Limitations & Future Work

  • Only linear self-attention is analyzed; practical components such as softmax attention, MLPs, and positional encodings are not considered.
  • The analysis is restricted to first-order binary Markov chains; higher-order chains and large state spaces are not covered.
  • A substantial gap remains between the theoretical results and practical Transformer training.
  • Empirical validation on real NLP or time-series tasks is absent.
  • vs. Ahn et al. (2023): They show that single-layer LSA admits an analytic solution with a sparse structure under i.i.d. linear regression; this paper reveals a dense structure and NP-hard difficulty under Markovian inputs.
  • vs. Rajaraman et al. (2024): They study token-level attention on a single sequence; this paper studies sequence-level attention across multiple sequences.
  • vs.
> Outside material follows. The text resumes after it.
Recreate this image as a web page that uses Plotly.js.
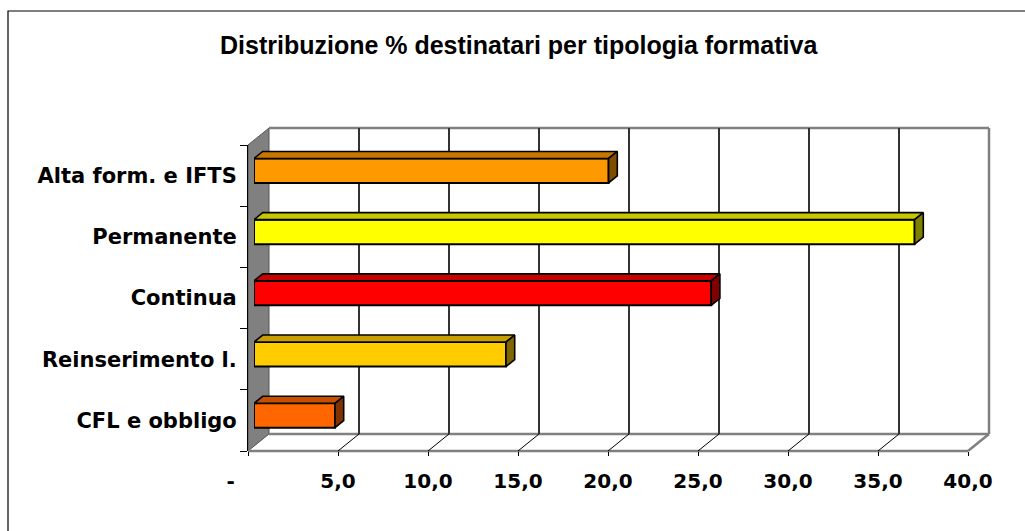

Nichani et al. (2024): They prove that a two-layer Transformer can recover single-parent Markov chain transition probabilities via layer-wise training; this paper focuses on optimization hardness.

Rating

  • Novelty: ⭐⭐⭐⭐⭐ Both the NP-hardness proof and the multi-objective optimization interpretation are proposed for the first time.
  • Experimental Thoroughness: ⭐⭐⭐ Experiments primarily serve to validate theory; scale and diversity are limited.
  • Writing Quality: ⭐⭐⭐⭐ Mathematical derivations are rigorous, though notation is heavy.
  • Value: ⭐⭐⭐⭐ Provides an important theoretical perspective for understanding ICL mechanisms and Transformer expressive power.